▶ WHAT IS ASKED
Extract all data as written.

──────────────────────────────

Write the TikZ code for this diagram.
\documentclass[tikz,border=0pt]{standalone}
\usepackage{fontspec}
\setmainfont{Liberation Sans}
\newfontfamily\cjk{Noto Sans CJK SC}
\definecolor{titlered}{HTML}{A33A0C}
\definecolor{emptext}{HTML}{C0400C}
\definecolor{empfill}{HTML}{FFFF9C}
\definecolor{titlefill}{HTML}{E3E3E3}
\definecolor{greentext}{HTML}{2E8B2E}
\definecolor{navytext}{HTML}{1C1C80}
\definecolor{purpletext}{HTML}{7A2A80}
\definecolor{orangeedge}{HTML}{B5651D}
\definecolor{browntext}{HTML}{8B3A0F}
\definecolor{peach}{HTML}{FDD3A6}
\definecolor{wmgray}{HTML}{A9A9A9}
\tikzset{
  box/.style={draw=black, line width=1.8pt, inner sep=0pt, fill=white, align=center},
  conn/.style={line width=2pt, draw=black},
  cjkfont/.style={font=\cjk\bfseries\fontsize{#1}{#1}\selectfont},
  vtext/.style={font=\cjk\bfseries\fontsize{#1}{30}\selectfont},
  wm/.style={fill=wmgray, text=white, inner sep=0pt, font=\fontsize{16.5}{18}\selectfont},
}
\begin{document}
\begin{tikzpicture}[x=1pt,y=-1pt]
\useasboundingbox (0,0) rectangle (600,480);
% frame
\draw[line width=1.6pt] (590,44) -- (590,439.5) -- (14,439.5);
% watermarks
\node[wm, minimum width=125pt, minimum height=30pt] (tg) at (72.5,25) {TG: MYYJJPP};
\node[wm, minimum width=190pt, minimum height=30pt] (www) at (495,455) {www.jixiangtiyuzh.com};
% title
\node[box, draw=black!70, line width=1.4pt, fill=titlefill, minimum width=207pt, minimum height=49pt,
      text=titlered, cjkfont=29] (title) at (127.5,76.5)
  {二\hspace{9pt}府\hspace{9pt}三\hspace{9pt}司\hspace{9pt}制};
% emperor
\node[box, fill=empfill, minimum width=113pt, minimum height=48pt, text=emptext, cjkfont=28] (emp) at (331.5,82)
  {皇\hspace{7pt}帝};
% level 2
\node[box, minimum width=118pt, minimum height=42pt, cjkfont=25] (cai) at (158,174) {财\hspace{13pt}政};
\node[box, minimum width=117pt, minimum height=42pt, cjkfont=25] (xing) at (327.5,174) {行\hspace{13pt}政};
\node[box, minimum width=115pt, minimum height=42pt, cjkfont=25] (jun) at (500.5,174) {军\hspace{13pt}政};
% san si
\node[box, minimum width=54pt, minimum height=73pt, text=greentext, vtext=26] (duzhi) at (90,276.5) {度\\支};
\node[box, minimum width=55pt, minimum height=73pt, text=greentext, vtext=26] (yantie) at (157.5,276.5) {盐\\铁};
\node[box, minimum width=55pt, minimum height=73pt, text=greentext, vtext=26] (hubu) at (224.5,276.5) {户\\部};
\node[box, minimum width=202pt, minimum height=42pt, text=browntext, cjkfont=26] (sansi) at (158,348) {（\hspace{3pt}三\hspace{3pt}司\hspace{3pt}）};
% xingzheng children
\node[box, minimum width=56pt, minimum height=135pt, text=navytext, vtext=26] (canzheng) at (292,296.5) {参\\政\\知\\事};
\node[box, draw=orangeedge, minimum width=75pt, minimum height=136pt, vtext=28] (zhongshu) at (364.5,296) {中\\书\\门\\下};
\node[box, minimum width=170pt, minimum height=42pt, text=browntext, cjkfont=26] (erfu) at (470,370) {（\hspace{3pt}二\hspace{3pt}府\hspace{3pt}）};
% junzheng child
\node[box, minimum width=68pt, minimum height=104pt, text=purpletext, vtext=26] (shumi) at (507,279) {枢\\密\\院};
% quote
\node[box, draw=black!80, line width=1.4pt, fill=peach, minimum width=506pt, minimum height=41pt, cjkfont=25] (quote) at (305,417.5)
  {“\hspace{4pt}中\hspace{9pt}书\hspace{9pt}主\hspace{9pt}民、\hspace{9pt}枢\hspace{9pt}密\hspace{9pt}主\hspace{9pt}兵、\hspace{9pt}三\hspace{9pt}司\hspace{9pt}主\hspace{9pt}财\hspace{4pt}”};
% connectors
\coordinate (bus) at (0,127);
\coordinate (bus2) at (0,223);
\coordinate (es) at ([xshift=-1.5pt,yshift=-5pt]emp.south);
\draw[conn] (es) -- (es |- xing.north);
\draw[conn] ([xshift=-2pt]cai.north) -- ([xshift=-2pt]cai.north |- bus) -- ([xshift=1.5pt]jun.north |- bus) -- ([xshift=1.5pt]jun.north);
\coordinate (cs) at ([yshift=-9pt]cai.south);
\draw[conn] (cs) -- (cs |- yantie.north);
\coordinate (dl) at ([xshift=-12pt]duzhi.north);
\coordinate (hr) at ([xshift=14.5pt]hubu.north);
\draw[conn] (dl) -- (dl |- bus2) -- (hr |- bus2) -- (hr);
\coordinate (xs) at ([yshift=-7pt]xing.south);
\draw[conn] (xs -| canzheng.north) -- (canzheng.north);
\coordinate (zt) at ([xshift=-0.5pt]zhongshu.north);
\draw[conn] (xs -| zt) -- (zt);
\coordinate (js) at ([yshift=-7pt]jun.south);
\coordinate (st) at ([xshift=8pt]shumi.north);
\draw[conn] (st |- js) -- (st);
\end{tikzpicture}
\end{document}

──────────────────────────────

▶ PROBLEM SOLUTION
Write the TikZ code for this diagram.
\documentclass[tikz,border=0pt]{standalone}
\usepackage{fontspec}
\setmainfont{Liberation Sans}
\newfontfamily\cjk{Noto Sans CJK SC}
\definecolor{titlered}{HTML}{A33A0C}
\definecolor{emptext}{HTML}{C0400C}
\definecolor{empfill}{HTML}{FFFF9C}
\definecolor{titlefill}{HTML}{E3E3E3}
\definecolor{greentext}{HTML}{2E8B2E}
\definecolor{navytext}{HTML}{1C1C80}
\definecolor{purpletext}{HTML}{7A2A80}
\definecolor{orangeedge}{HTML}{B5651D}
\definecolor{browntext}{HTML}{8B3A0F}
\definecolor{peach}{HTML}{FDD3A6}
\definecolor{wmgray}{HTML}{A9A9A9}
\tikzset{
  box/.style={draw=black, line width=1.8pt, inner sep=0pt, fill=white, align=center},
  conn/.style={line width=2pt, draw=black},
  cjkfont/.style={font=\cjk\bfseries\fontsize{#1}{#1}\selectfont},
  vtext/.style={font=\cjk\bfseries\fontsize{#1}{30}\selectfont},
  wm/.style={fill=wmgray, text=white, inner sep=0pt, font=\fontsize{16.5}{18}\selectfont},
}
\begin{document}
\begin{tikzpicture}[x=1pt,y=-1pt]
\useasboundingbox (0,0) rectangle (600,480);
% frame
\draw[line width=1.6pt] (590,44) -- (590,439.5) -- (14,439.5);
% watermarks
\node[wm, minimum width=125pt, minimum height=30pt] (tg) at (72.5,25) {TG: MYYJJPP};
\node[wm, minimum width=190pt, minimum height=30pt] (www) at (495,455) {www.jixiangtiyuzh.com};
% title
\node[box, draw=black!70, line width=1.4pt, fill=titlefill, minimum width=207pt, minimum height=49pt,
      text=titlered, cjkfont=29] (title) at (127.5,76.5)
  {二\hspace{9pt}府\hspace{9pt}三\hspace{9pt}司\hspace{9pt}制};
% emperor
\node[box, fill=empfill, minimum width=113pt, minimum height=48pt, text=emptext, cjkfont=28] (emp) at (331.5,82)
  {皇\hspace{7pt}帝};
% level 2
\node[box, minimum width=118pt, minimum height=42pt, cjkfont=25] (cai) at (158,174) {财\hspace{13pt}政};
\node[box, minimum width=117pt, minimum height=42pt, cjkfont=25] (xing) at (327.5,174) {行\hspace{13pt}政};
\node[box, minimum width=115pt, minimum height=42pt, cjkfont=25] (jun) at (500.5,174) {军\hspace{13pt}政};
% san si
\node[box, minimum width=54pt, minimum height=73pt, text=greentext, vtext=26] (duzhi) at (90,276.5) {度\\支};
\node[box, minimum width=55pt, minimum height=73pt, text=greentext, vtext=26] (yantie) at (157.5,276.5) {盐\\铁};
\node[box, minimum width=55pt, minimum height=73pt, text=greentext, vtext=26] (hubu) at (224.5,276.5) {户\\部};
\node[box, minimum width=202pt, minimum height=42pt, text=browntext, cjkfont=26] (sansi) at (158,348) {（\hspace{3pt}三\hspace{3pt}司\hspace{3pt}）};
% xingzheng children
\node[box, minimum width=56pt, minimum height=135pt, text=navytext, vtext=26] (canzheng) at (292,296.5) {参\\政\\知\\事};
\node[box, draw=orangeedge, minimum width=75pt, minimum height=136pt, vtext=28] (zhongshu) at (364.5,296) {中\\书\\门\\下};
\node[box, minimum width=170pt, minimum height=42pt, text=browntext, cjkfont=26] (erfu) at (470,370) {（\hspace{3pt}二\hspace{3pt}府\hspace{3pt}）};
% junzheng child
\node[box, minimum width=68pt, minimum height=104pt, text=purpletext, vtext=26] (shumi) at (507,279) {枢\\密\\院};
% quote
\node[box, draw=black!80, line width=1.4pt, fill=peach, minimum width=506pt, minimum height=41pt, cjkfont=25] (quote) at (305,417.5)
  {“\hspace{4pt}中\hspace{9pt}书\hspace{9pt}主\hspace{9pt}民、\hspace{9pt}枢\hspace{9pt}密\hspace{9pt}主\hspace{9pt}兵、\hspace{9pt}三\hspace{9pt}司\hspace{9pt}主\hspace{9pt}财\hspace{4pt}”};
% connectors
\coordinate (bus) at (0,127);
\coordinate (bus2) at (0,223);
\coordinate (es) at ([xshift=-1.5pt,yshift=-5pt]emp.south);
\draw[conn] (es) -- (es |- xing.north);
\draw[conn] ([xshift=-2pt]cai.north) -- ([xshift=-2pt]cai.north |- bus) -- ([xshift=1.5pt]jun.north |- bus) -- ([xshift=1.5pt]jun.north);
\coordinate (cs) at ([yshift=-9pt]cai.south);
\draw[conn] (cs) -- (cs |- yantie.north);
\coordinate (dl) at ([xshift=-12pt]duzhi.north);
\coordinate (hr) at ([xshift=14.5pt]hubu.north);
\draw[conn] (dl) -- (dl |- bus2) -- (hr |- bus2) -- (hr);
\coordinate (xs) at ([yshift=-7pt]xing.south);
\draw[conn] (xs -| canzheng.north) -- (canzheng.north);
\coordinate (zt) at ([xshift=-0.5pt]zhongshu.north);
\draw[conn] (xs -| zt) -- (zt);
\coordinate (js) at ([yshift=-7pt]jun.south);
\coordinate (st) at ([xshift=8pt]shumi.north);
\draw[conn] (st |- js) -- (st);
\end{tikzpicture}
\end{document}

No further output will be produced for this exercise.